Is there a closed form expression for the infinity symbol? I was looking for a closed form expression which plots the infinity symbol. 
 A: The Lemniscate of Bernoulli is a plane curve with a shape similar
to the infinity symbol. It can be plotted  using the parametric equation
$$
x = \frac{a \sqrt2 \cos(t)}{\sin^2(t)+1} \,, \quad y = \frac{a \sqrt2 \cos(t)\sin(t)}{\sin^2(t)+1}\, , \quad 0 \le t \le 2 \pi.
$$
$a$ is half of the distance between the "foci" of the lemniscate.

(From http://en.wikipedia.org/wiki/Lemniscate_of_Bernoulli)
A: Here's a bit simpler expression (computationally) that yields a similar curve:
$$
x = a\sin(t) \,, \ y = \sin(2t)\,  \quad 0 \le t \le 2 \pi, \quad a > 0
$$
When a=1 the curve looks more like a bow tie, while a=4 renders a curve similar to the Lemniscate of Bernoulli.
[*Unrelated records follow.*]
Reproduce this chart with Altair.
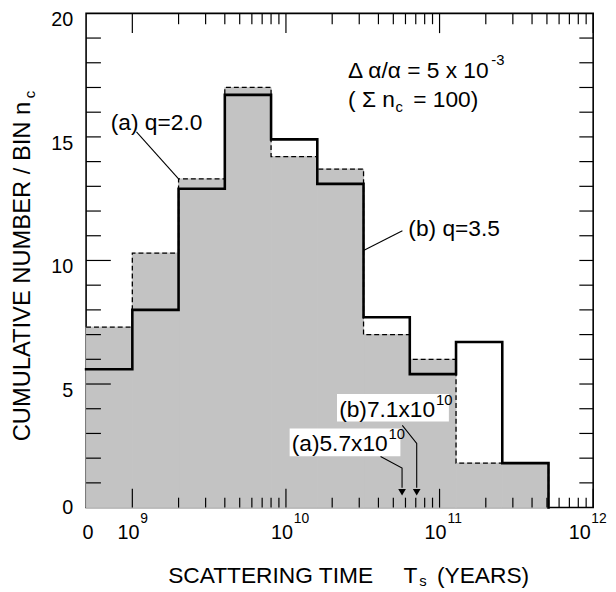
import altair as alt
import pandas as pd

# ---------------- data ----------------
bin_edges = [5e8, 1e9, 2e9, 4e9, 8e9, 1.6e10, 3.2e10, 6.4e10, 1.28e11, 2.56e11, 5.12e11]
n_q20 = [7.3, 10.3, 13.3, 17.0, 14.2, 13.7, 7.0, 6.0, 1.8, 1.8]   # (a) q=2.0  dashed, shaded
n_q35 = [5.6, 8.0, 12.9, 16.7, 14.9, 13.1, 7.7, 5.4, 6.7, 1.8]    # (b) q=3.5  solid
T_a = 5.7e10
T_b = 7.1e10

x_major = [1e9, 1e10, 1e11, 1e12]
x_minor = [k * 10 ** d for d in (9, 10, 11) for k in range(2, 10)]
y_major = [5, 10]
y_minor = [v for v in range(1, 20) if v not in (5, 10)]
y_all = list(range(1, 20))
y_labels = [5, 10, 15, 20]
x_label_pos = [1e9, 1e10, 1e11]
x_label_exp = ["9", "10", "11"]

FONT = "Liberation Sans"
W, H = 513, 500
GRAY = "#c3c3c3"

xs = alt.Scale(type="log", domain=[5e8, 1e12], nice=False)
ys = alt.Scale(domain=[0, 20], nice=False, zero=False)


def X(f):
    return alt.X(f, type="quantitative", scale=xs, axis=None)


def Y(f):
    return alt.Y(f, type="quantitative", scale=ys, axis=None)


def steps(vals):
    xx, yy = [], []
    for i, v in enumerate(vals):
        xx += [bin_edges[i], bin_edges[i + 1]]
        yy += [v, v]
    xx.append(bin_edges[-1])
    yy.append(0.0)
    return pd.DataFrame({"x": xx, "y": yy, "o": list(range(len(xx)))})


bins = pd.DataFrame({"x0": bin_edges[:-1], "x1": bin_edges[1:], "a": n_q20})
bins["z"] = 0.0
shade = alt.Chart(bins).mark_rect(fill=GRAY, stroke=GRAY, strokeWidth=1).encode(
    x=X("x0"), x2="x1", y=Y("z"), y2="a")

line_a = alt.Chart(steps(n_q20)).mark_line(
    color="black", strokeWidth=1.3, strokeDash=[5, 3]).encode(
    x=X("x"), y=Y("y"), order="o:Q")

line_b = alt.Chart(steps(n_q35)).mark_line(
    color="black", strokeWidth=2.6, strokeJoin="miter", strokeCap="square").encode(
    x=X("x"), y=Y("y"), order="o:Q")


# ticks (inward)
def xticks(vals, top, length):
    df = pd.DataFrame({"x": vals})
    if top:
        yv, y2v = 0, length
    else:
        yv, y2v = H, H - length
    return alt.Chart(df).mark_rule(color="black", strokeWidth=1.2).encode(
        x=X("x"), y=alt.value(yv), y2=alt.value(y2v))


def yticks(vals, right, length):
    df = pd.DataFrame({"y": vals})
    if right:
        xv, x2v = W - length, W
    else:
        xv, x2v = 0, length
    return alt.Chart(df).mark_rule(color="black", strokeWidth=1.2).encode(
        y=Y("y"), x=alt.value(xv), x2=alt.value(x2v))


ticks = [
    xticks(x_major, False, 19), xticks(x_minor, False, 10),
    xticks(x_major, True, 20), xticks(x_minor, True, 11),
    yticks(y_major, False, 25), yticks(y_minor, False, 15),
    yticks(y_all, True, 14),
]

# white label boxes
boxes = pd.DataFrame({
    "x0": [2.15e10, 1.057e10], "x1": [1.15e11, 5.56e10],
    "y0": [3.48, 2.08], "y1": [4.6, 3.2]})
box_layer = alt.Chart(boxes).mark_rect(fill="white").encode(
    x=X("x0"), x2="x1", y=Y("y0"), y2="y1")

# leader lines and arrows
lead_rows = [
    ("a", [(1.064e9, 15.2), (2.0e9, 13.3)]),
    ("b", [(5.73e10, 11.2), (3.2e10, 10.4)]),
    ("ta", [(4.13e10, 2.07), (T_a, 1.6), (T_a, 0.8)]),
    ("tb", [(5.72e10, 3.33), (T_b, 2.6), (T_b, 0.8)]),
]
rec = []
for k, pts in lead_rows:
    for i, (px, py) in enumerate(pts):
        rec.append({"id": k, "o": i, "x": px, "y": py})
leaders = alt.Chart(pd.DataFrame(rec)).mark_line(color="black", strokeWidth=1.1).encode(
    x=X("x"), y=Y("y"), detail="id:N", order="o:Q")

heads = alt.Chart(pd.DataFrame({"x": [T_a, T_b], "y": [0.62, 0.62]})).mark_point(
    shape="triangle-down", filled=True, color="black", opacity=1, size=60).encode(
    x=X("x"), y=Y("y"))


def dtext(x, y, t, size, dx=0, dy=0, align="left", baseline="alphabetic"):
    df = pd.DataFrame({"x": [x], "y": [y], "t": [t]})
    return alt.Chart(df).mark_text(
        font=FONT, fontSize=size, dx=dx, dy=dy, align=align, baseline=baseline,
        color="black").encode(x=X("x"), y=Y("y"), text="t:N")


def ptext(px, py, t, size, align="left", angle=0, baseline="alphabetic"):
    df = pd.DataFrame({"t": [t]})
    return alt.Chart(df).mark_text(
        font=FONT, fontSize=size, align=align, baseline=baseline, angle=angle,
        color="black").encode(x=alt.value(px), y=alt.value(py), text="t:N")


ann = [
    dtext(2.536e10, 17.4, "Δ α/α = 5 x 10", 23),
    dtext(2.536e10, 17.4, "-3", 15, dx=145, dy=-13),
    dtext(2.536e10, 16.2, "( Σ n", 23),
    dtext(2.536e10, 16.2, "c", 15, dx=48, dy=5),
    dtext(2.536e10, 16.2, "= 100)", 23, dx=66),
    dtext(7.24e8, 15.28, "(a) q=2.0", 23),
    dtext(6.26e10, 11.0, "(b) q=3.5", 23),
    dtext(2.22e10, 3.68, "(b)7.1x10", 23),
    dtext(2.22e10, 3.68, "10", 15, dx=98, dy=-12),
    dtext(1.09e10, 2.28, "(a)5.7x10", 23),
    dtext(1.09e10, 2.28, "10", 15, dx=98, dy=-12),
]

# axis labels (drawn as text so exponents can be raised)
ylab = alt.Chart(pd.DataFrame({"y": y_labels})).mark_text(
    font=FONT, fontSize=20, align="right", baseline="middle", dy=7,
    color="black").encode(y=Y("y"), x=alt.value(-13), text="y:Q")
ylab0 = ptext(-13, H + 1, "0", 20, align="right", baseline="middle")

xlab_df = pd.DataFrame({"x": x_label_pos, "e": x_label_exp})
xlab_base = alt.Chart(xlab_df).mark_text(
    font=FONT, fontSize=20, align="center", baseline="alphabetic", dx=-4,
    color="black").encode(x=X("x"), y=alt.value(H + 32), text=alt.value("10"))
xlab_exp = alt.Chart(xlab_df).mark_text(
    font=FONT, fontSize=14, align="left", baseline="alphabetic", dx=8,
    color="black").encode(x=X("x"), y=alt.value(H + 16), text="e:N")
xlab0 = ptext(2, H + 32, "0", 20, align="center")
xlab12 = ptext(W - 13.5, H + 32, "10", 20, align="center")
xlab12e = ptext(W - 2, H + 16, "12", 14)

titles = [
    ptext(83, 576, "SCATTERING TIME", 23),
    ptext(321, 576, "T", 23),
    ptext(337, 579, "s", 15),
    ptext(355, 576, "(YEARS)", 23),
    ptext(-57, 433, "CUMULATIVE NUMBER / BIN n", 24, angle=270),
    ptext(-52, 86, "c", 15, angle=270),
]

chart = alt.layer(
    shade, line_a, line_b, *ticks, box_layer, leaders, heads, *ann,
    ylab, ylab0, xlab_base, xlab_exp, xlab0, xlab12, xlab12e, *titles,
).properties(
    width=W, height=H,
    padding={"left": 79, "top": 2, "right": 15, "bottom": 82},
    autosize=alt.AutoSizeParams(type="none"),
).configure_view(stroke="black", strokeWidth=1.6)

chart.save("out.html", embed_options={"renderer": "svg", "actions": False})
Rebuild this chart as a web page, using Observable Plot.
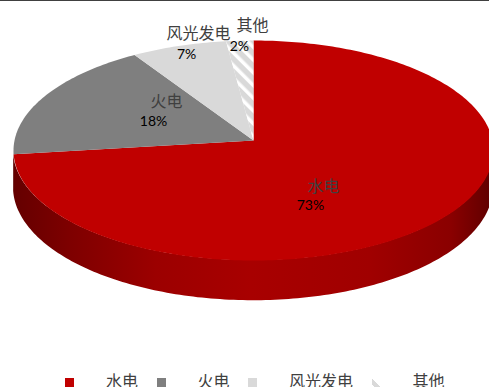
<!DOCTYPE html>
<html lang="zh">
<head>
<meta charset="utf-8">
<script src="https://cdn.jsdelivr.net/npm/d3@7"></script>
<script src="https://cdn.jsdelivr.net/npm/@observablehq/plot@0.6"></script>
<style>
  html, body { margin: 0; padding: 0; background: #fff; }
  #page { position: relative; width: 489px; height: 387px; overflow: hidden; border-top: 0; }
  #page::before { content: ""; position: absolute; left: 0; right: 0; top: 0; height: 1px; background: #404040; z-index: 2; }
  #legend {
    position: absolute; left: 65px; top: 369px; display: flex; align-items: flex-start;
    font: 16px/22px "Noto Sans CJK SC", sans-serif; color: #404040; white-space: nowrap;
  }
  #legend .item { display: flex; margin-right: 18.5px; }
  #legend .swatch { width: 9px; height: 9px; margin: 9px 32px 0 0; }
</style>
</head>
<body>
<div id="page"></div>
<script>
// Generation mix shares, in percent
const sources = ["水电", "火电", "风光发电", "其他"];
const shares = [73, 18, 7, 2];

// Appearance and layout of the tilted pie
const fills = ["#C00000", "#7F7F7F", "#D9D9D9", "url(#hatch)"];
const wallFills = ["url(#redWall)", "#5f5f5f", "#a3a3a3", "#a3a3a3"];
const namePlace = [[0.293, 0.422], [-0.364, -0.357], [-0.230, -0.981], [-0.004, -1.054]];
const sharePlace = [[0.238, 0.596], [-0.418, -0.174], [-0.280, -0.788], [-0.059, -0.862]];
const tilt = 1 / 11;     // perspective strength: the near rim looks larger than the far rim
const depth = 0.335;     // thickness of the disc

const width = 489, height = 366;
const unitX = 239, unitY = 109.09, cx = 253, cy = 140;

// Projects a clockwise angle from 12 o'clock (in degrees) onto the tilted disc.
function rim(deg) {
  const t = deg * Math.PI / 180;
  const z = -Math.cos(t), w = 1 - tilt * z;
  return { x: Math.sin(t) / w, y: z / w };
}

// Slice outlines and the visible part of each slice's side wall
const slices = [], walls = [];
const silhouette = Math.acos(tilt) * 180 / Math.PI;
const wallFrom = 90 + (90 - silhouette), wallTo = 270 - (90 - silhouette);
let running = 0;
sources.forEach((name, i) => {
  const a0 = running * 3.6, a1 = (running + shares[i]) * 3.6;
  running += shares[i];
  slices.push({ name, x: 0, y: 0 });
  for (let a = a0; ; a = Math.min(a + 1, a1)) {
    slices.push({ name, ...rim(a) });
    if (a >= a1) break;
  }
  const w0 = Math.max(a0, wallFrom), w1 = Math.min(a1, wallTo);
  if (w0 < w1) {
    for (let a = w0; ; a = Math.min(a + 1, w1)) {
      const p = rim(a);
      const w = 1 - tilt * (-Math.cos(a * Math.PI / 180));
      walls.push({ name, x: p.x, top: p.y, bottom: p.y + depth / w });
      if (a >= w1) break;
    }
  }
});

const labels = sources.map((name, i) => ({
  name,
  text: `${shares[i]}%`,
  nx: namePlace[i][0], ny: namePlace[i][1],
  sx: sharePlace[i][0], sy: sharePlace[i][1]
}));

const cjk = '"Noto Sans CJK SC", sans-serif';

const chart = Plot.plot({
  width, height,
  margin: 0,
  x: { axis: null, domain: [-cx / unitX, (width - cx) / unitX], range: [0, width] },
  y: { axis: null, domain: [-cy / unitY, (height - cy) / unitY], range: [0, height] },
  color: { domain: sources, range: fills },
  marks: [
    ...sources.map((name, i) => Plot.area(walls.filter(d => d.name === name), {
      x1: "x", y1: "top", y2: "bottom", fill: wallFills[i]
    })),
    Plot.line(slices, { x: "x", y: "y", z: "name", fill: "name", stroke: "none" }),
    Plot.text(labels, { x: "nx", y: "ny", text: "name", fontFamily: cjk, fontSize: 16, fill: "#404040" }),
    Plot.text(labels, { x: "sx", y: "sy", text: "text", fontFamily: "Lato, sans-serif", fontSize: 14, fill: "#000" })
  ]
});

// Paint servers for the hatched slice and the shaded side wall
const wallStops = [[0, "#640000"], [0.12, "#7e0000"], [0.3, "#9c0000"], [0.5, "#a80000"],
                   [0.75, "#a00000"], [0.92, "#8a0000"], [1, "#620000"]];
const defs = d3.create("svg:defs");
const hatch = defs.append("pattern").attr("id", "hatch").attr("patternUnits", "userSpaceOnUse")
  .attr("width", 4).attr("height", 9).attr("patternTransform", "rotate(45)");
hatch.append("rect").attr("width", 4).attr("height", 9).attr("fill", "#fff");
hatch.append("rect").attr("width", 4).attr("height", 5.5).attr("fill", "#D9D9D9");
const grad = defs.append("linearGradient").attr("id", "redWall").attr("gradientUnits", "userSpaceOnUse")
  .attr("x1", 13).attr("x2", 489).attr("y1", 0).attr("y2", 0);
wallStops.forEach(([o, c]) => grad.append("stop").attr("offset", o).attr("stop-color", c));
chart.prepend(defs.node());

const page = document.getElementById("page");
page.append(chart);

// Legend row under the chart
const legend = d3.select(page).append("div").attr("id", "legend");
sources.forEach((name, i) => {
  const item = legend.append("div").attr("class", "item");
  const sw = item.append("div").attr("class", "swatch");
  if (i < 3) sw.style("background", fills[i]);
  else sw.style("background", "repeating-linear-gradient(45deg,#fff 0,#fff 2px,#D9D9D9 2px,#D9D9D9 6px,#fff 6px,#fff 13px)");
  item.append("span").text(name);
});
</script>
</body>
</html>
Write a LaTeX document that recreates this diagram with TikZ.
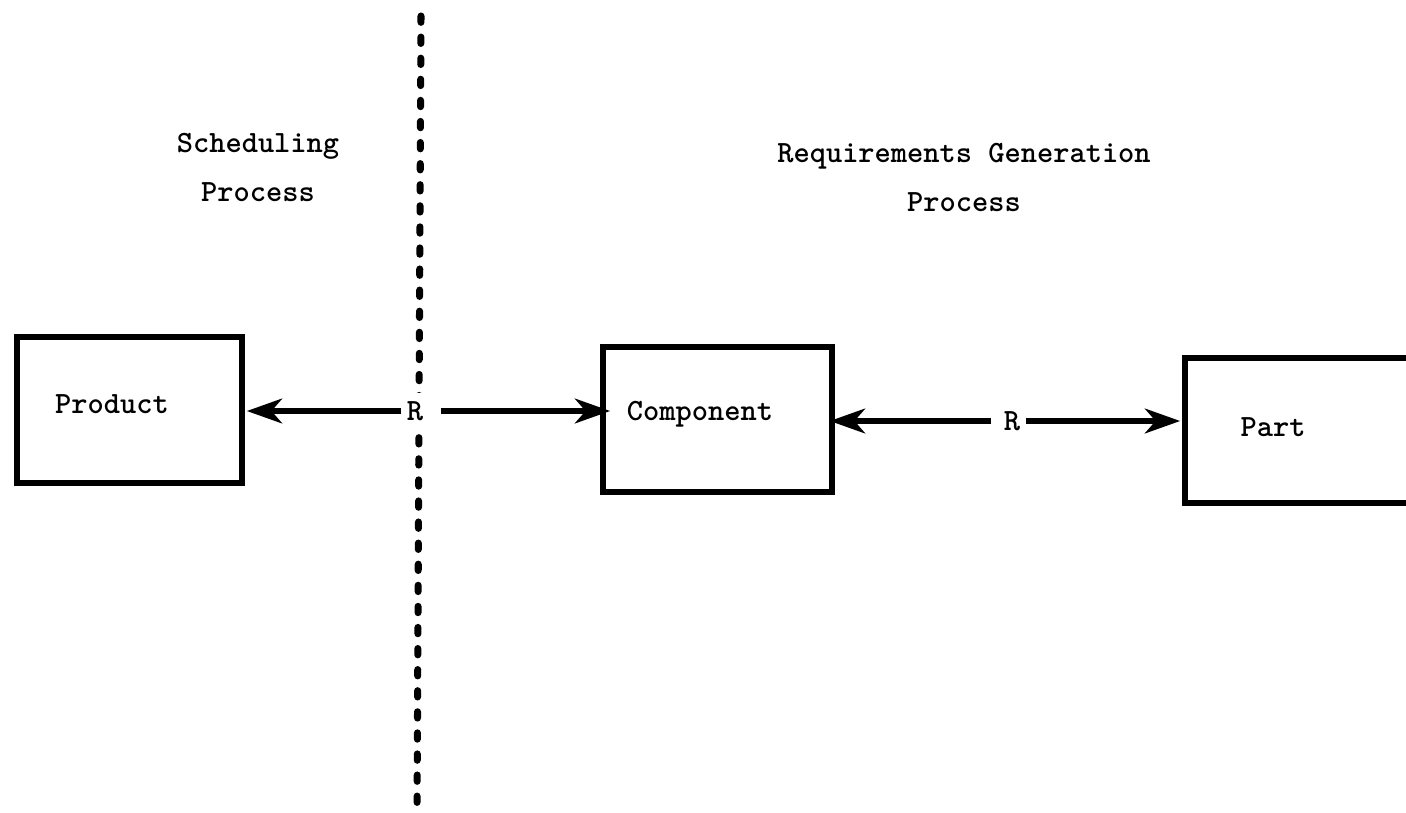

A: Here is another way you could put it in your calculator:
$$X(t)=2\sin (t)$$
$$Y(t)=\sin (2t)$$
the reason I say like this is because with my calculator I cannot write 2sin(t) as
2sin(t) in my calculator, so I just want to give this solution to put the multiplication sign in it. Also If you want a smoother infinity symbol, instead of 2sin(t), do 3sin(t)(3sin(t)), this will make it bigger but smoother.